Contemporaneamente, bisognerà capire quali declinazioni pratiche assumerà il New green deal voluto da Ursula von der Leyen, che avrà comunque riflessi sui vincoli di natura ambientale. L'auspicio è che non si tratti di un greening sotto mentite spoglie, visti gli scarsissimi risultati che ha avuto. Un insuccesso tale da essere appunto eliminato dai progetti futuri.

Per l'Italia si apre anche un'altra incognita: sarà mantenuto il budget della Politica agricola comune già in queste fasi, visto che il paese - causa burocrazia, ritardi nei bandi, scarsa propensione della politica a condividere la progettualità con il sistema agricolo - rischia di perdere, entro la fine del 2019, 435 milioni di fondi Ue? Se i fondi, in buona sostanza, non si spendono fino in fondo, è lecito lamentarsi per le prospettive di tagli?
 

Puntare tutto sull'innovazione

Il 2020 potrebbe essere l'anno del rilancio di agricoltura 4.0, almeno secondo gli auspici del governo. Alcune forze agricole in campo, però, sono piuttosto scettiche. I fondi destinati all'innovazione e al rinnovo di un parco macchine tra i più vetusti in Europa saranno sufficienti?
Le imprese agromeccaniche, escluse dai bandi, non sono convinte che la strada intrapresa sia quella corretta, rappresentando da sole il 30% dei volumi di fatturato conseguenti alle vendite di macchine e mezzi agricoli in Italia. Eppure, una timida apertura nei loro confronti si è attuata, con l'intervento di Regione Lombardia, che consente ai contoterzisti di accedere a specifiche misure per l'acquisto di mezzi agricoli.

L'agricoltura nel 2020 dovrà anche puntare sull'innovazione non solo all'interno del proprio settore, ma anche in tutte quelle realtà di supporto a sostenere le filiere, a partire dall'export. Questo significa logistica, infrastrutture, più interconnessioni modali e meno burocrazia, più treno e meno gomma. Il 2020, va da sé, non basterà a imprimere una svolta, ma è importante iniziare.
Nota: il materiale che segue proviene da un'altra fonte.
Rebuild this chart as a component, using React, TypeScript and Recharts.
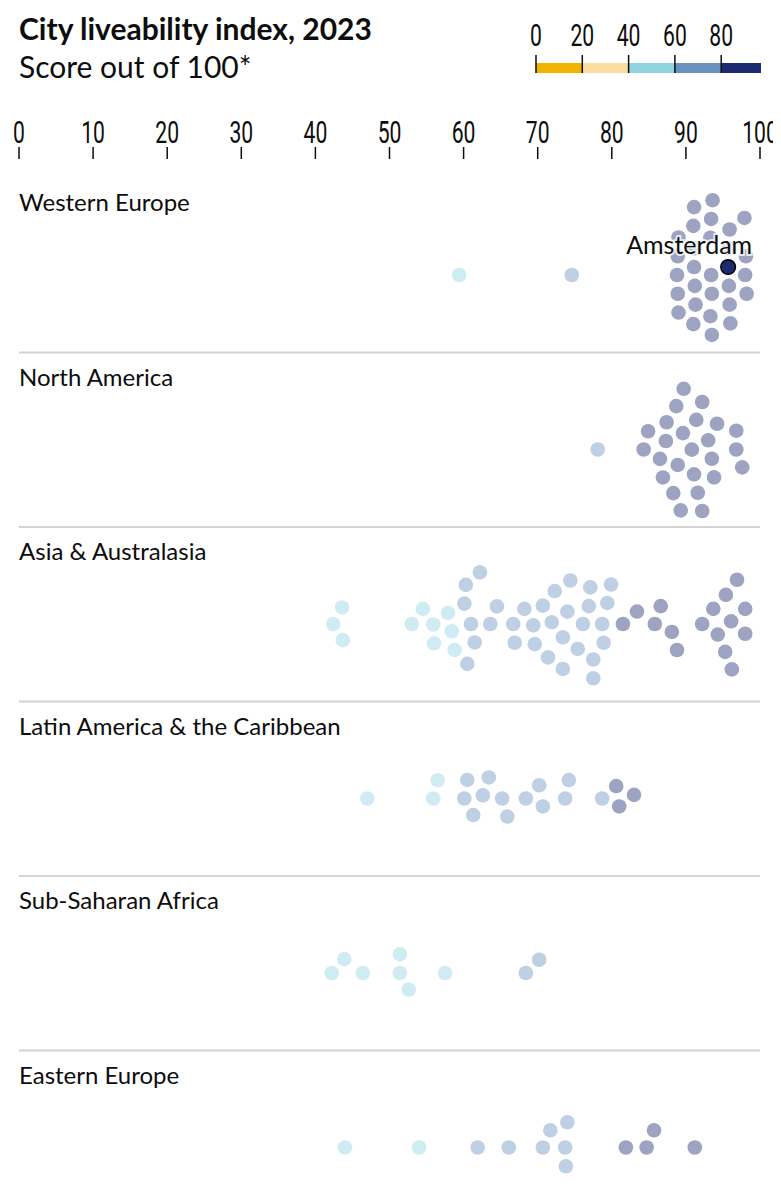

Altrimenti ci ritroveremo sempre ad accusare la Spagna di correre troppo velocemente nell'export verso il cuore dell'Europa con la propria ortofrutta o con la carne suina in Cina, e continueremo a scagliarci contro gli accordi commerciali che aprono il varco alla frutta del Marocco e all'olio della Tunisia. Alibi.
 

Xylella e cimice asiatica, ancora loro

Sul piano sanitario il 2020 dovrà vedere impegnata l'Italia e le compagini internazionali per sconfiggere due piaghe che minacciano di far scomparire parte della biodiversità in Puglia e nel Nord. Il riferimento è alla Xylella e alla cimice asiatica. La prima diventata ormai una piaga stabile per gli olivi pugliesi (col rischio di deflagrare anche in altre aree d'Europa, dalla Spagna alla Costa Azzurra), la seconda flagello più recente, ma non meno devastante. Solo nel 2019 ha duramente martoriato le produzioni di frutta nel cuore della vasta area padana, provocando decine di milioni di euro di danni.

Obiettivo 2020: incrementare la produttività con meno energia e risorse, ridurre gli sprechi, crescere nell'export e cominciare a frequentare con maggiore assiduità l'Europa, compito numero uno se si vuole avere maggiore peso politico a Bruxelles. Buon 2020.